Man sieht, die Physik steht vor grundsätzlichen Fragen, muss womöglich gängige Erklärungen über Bord werfen und neue suchen. Was einigermaßen bekannt ist, ist das Unbekannte. Nur bei etwa fünf Prozent der Materie, aus der das Universum besteht, ist die Physik sicher. Das sind die Atome, die Sterne und Planeten. 25 Prozent des Universums besteht aus Dunkler Materie, der große Rest, also 70 Prozent, ist Dunkle Energie. Zeidlitz: „Niemand weiß, was das ist.
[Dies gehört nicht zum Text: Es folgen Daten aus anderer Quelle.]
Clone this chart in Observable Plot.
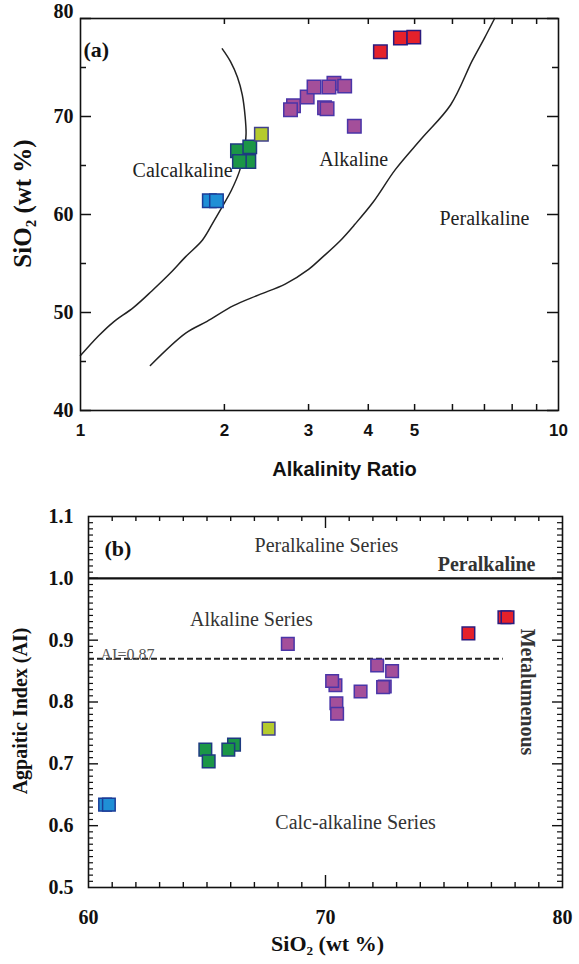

Wir beobachten nur, dass es sie geben muss.“

Die Experimente in Genf könnten neue Hinweise darauf liefern, was die Dunkle Materie sein könnte. „Wir müssten sie in unserem Beschleuniger erzeugen können“, glaubt Zeitnitz. Spätestens dann, wenn in einigen Jahren die Kollisionsenergie noch einmal verdoppelt wird. Kollege Spaan stimmt zu: „Es wäre ein großer Schritt zum Verständnis des Universums.“ In der Theorie haben die Forscher auch schon einen Namen für die gesuchten dunklen Materie-Teilchen: Neutralinos. Das Wesen der Dunklen Energie aber bleibt bis auf Weiteres ein Rätsel.